Tomlinson’s inspiration was born of a love for handicapping and wagering. Wet tracks were always anathema to his bankroll and, like the saying goes, if it was a dark day, he wouldn’t play. But if he had some formulary that would measure wet-track and turf tendencies of the most popular American sires, he’d be equipped for the parimutuel wars.
Time was when every wise guy in New York had a streamlined yellow booklet sticking out of his back pocket. And the ratings worked, seemingly better back then than they do today, perhaps of their relative exclusivity 22 years ago. That and the fact that pedigrees have become so homogenous.
A decade later, “Sprinters and Stayers” was introduced as a companion piece, doing for distances what M & T did for surfaces. In 2001, he sold his methodology to the DRF.
Artie was an original thinker and was at the forefront of the statistical revolution. Back then serious players had to write down trainer and jockey tendencies into notepads or their track programs for transcription and reference at a later date.

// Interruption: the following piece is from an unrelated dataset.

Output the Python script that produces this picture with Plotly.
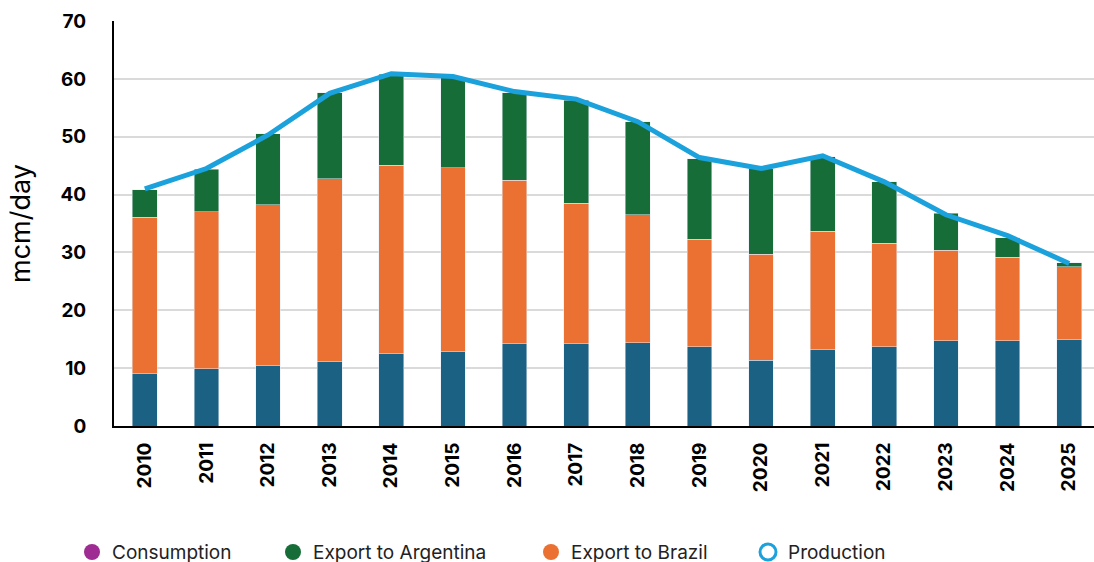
import plotly.graph_objects as go

years = [str(y) for y in range(2010, 2026)]
consumption = [9.0, 9.9, 10.4, 11.1, 12.5, 12.8, 14.2, 14.2, 14.4, 13.7, 11.4, 13.2, 13.7, 14.7, 14.7, 14.9]
export_brazil = [27.1, 27.1, 27.8, 31.6, 32.6, 31.8, 28.3, 24.3, 22.1, 18.6, 18.3, 20.5, 17.9, 15.7, 14.5, 12.6]
export_argentina = [4.7, 7.4, 12.3, 14.9, 15.7, 15.7, 15.1, 17.8, 16.1, 13.9, 14.8, 12.8, 10.6, 6.4, 3.3, 0.7]
production = [41.0, 44.5, 50.3, 57.5, 60.9, 60.4, 57.8, 56.5, 52.6, 46.4, 44.5, 46.7, 42.2, 36.5, 32.9, 28.1]
y_ticks = [0, 10, 20, 30, 40, 50, 60, 70]

C_CONS = "#1A6183"
C_CONS_LEG = "#9E2C92"
C_ARG = "#176D38"
C_BRA = "#EB7132"
C_PROD = "#1BA1DB"
FONT = "Inter, Roboto, sans-serif"

fig = go.Figure()
fig.add_bar(x=years, y=consumption, marker_color=C_CONS, showlegend=False, width=0.4)
fig.add_bar(x=years, y=export_brazil, marker_color=C_BRA, showlegend=False, width=0.4)
fig.add_bar(x=years, y=export_argentina, marker_color=C_ARG, showlegend=False, width=0.4)
fig.add_scatter(x=years, y=production, mode="lines", line=dict(color=C_PROD, width=5), showlegend=False)

leg_items = [
    ("Consumption", dict(color=C_CONS_LEG, size=16, symbol="circle"), "legend"),
    ("Export to Argentina", dict(color=C_ARG, size=16, symbol="circle"), "legend2"),
    ("Export to Brazil", dict(color=C_BRA, size=16, symbol="circle"), "legend3"),
    ("Production", dict(color="rgba(0,0,0,0)", size=16, symbol="circle", line=dict(color=C_PROD, width=3)), "legend4"),
]
for name, mk, lg in leg_items:
    fig.add_scatter(x=[None], y=[None], mode="markers", name=name, marker=mk, legend=lg)

W = 1100
leg_x = [72, 273, 531, 748]
common_leg = dict(orientation="h", xref="container", yref="container", yanchor="middle",
                  xanchor="left", y=0.0175, bgcolor="rgba(0,0,0,0)",
                  font=dict(family=FONT, size=19, color="#222"))
legends = {}
for i, lx in enumerate(leg_x):
    key = "legend" if i == 0 else f"legend{i+1}"
    legends[key] = dict(common_leg, x=lx / W)

fig.update_layout(
    barmode="stack",
    width=W, height=562,
    margin=dict(l=114, r=0, t=21, b=136, autoexpand=False),
    plot_bgcolor="white", paper_bgcolor="white",
    bargap=0.6,
    **legends,
)
fig.update_yaxes(range=[0, 70], tickvals=y_ticks, showgrid=True, gridcolor="#DADADA", gridwidth=1.5,
                 showline=True, linecolor="black", linewidth=2, ticks="", zeroline=False,
                 ticklabelstandoff=22,
                 tickfont=dict(family=FONT, size=19, color="black", weight="bold"),
                 title=dict(text="mcm/day", font=dict(family=FONT, size=27, color="black"), standoff=22))
fig.update_xaxes(showline=True, linecolor="black", linewidth=2, tickangle=-90, ticks="",
                 ticklabelstandoff=7,
                 tickfont=dict(family=FONT, size=19, color="black", weight="bold"))

fig.write_html("out.html", config={"displayModeBar": False},
               post_script="document.body.style.margin='0';document.body.style.overflow='hidden';")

Now all past performance companies have extensive data banks of technical material most horseplayers never believed possible two decades ago. In that context, sports handicappers, especially football bettors, were ahead of the curve. Just like Artie was.
The last time I saw him was at a surprise birthday party Sara Dunham threw for her father, trainer Bob Dunham, at the Westside Stadium café in Saratoga. Sitting across from Artie and his wife Jackie, and Tom and Renee Amello, we talked and argued about what all racetrackers talk about at such gatherings:
“Seen any good movies lately?”
That was Artie. A renaissance kind of guy, film buff and European racing geek, organizing group trips across the pond for major events like the Arc or the storied Ascot meet, etc.
I’ll miss his banter, smile, wit and intelligence, his always interesting e-mails, his spirit and a voice I never heard raised above a tone of civility. It hurts.
Artie Kaufman was a class act, a real gentleman. These days that’s about as fashionable as high-button shoes.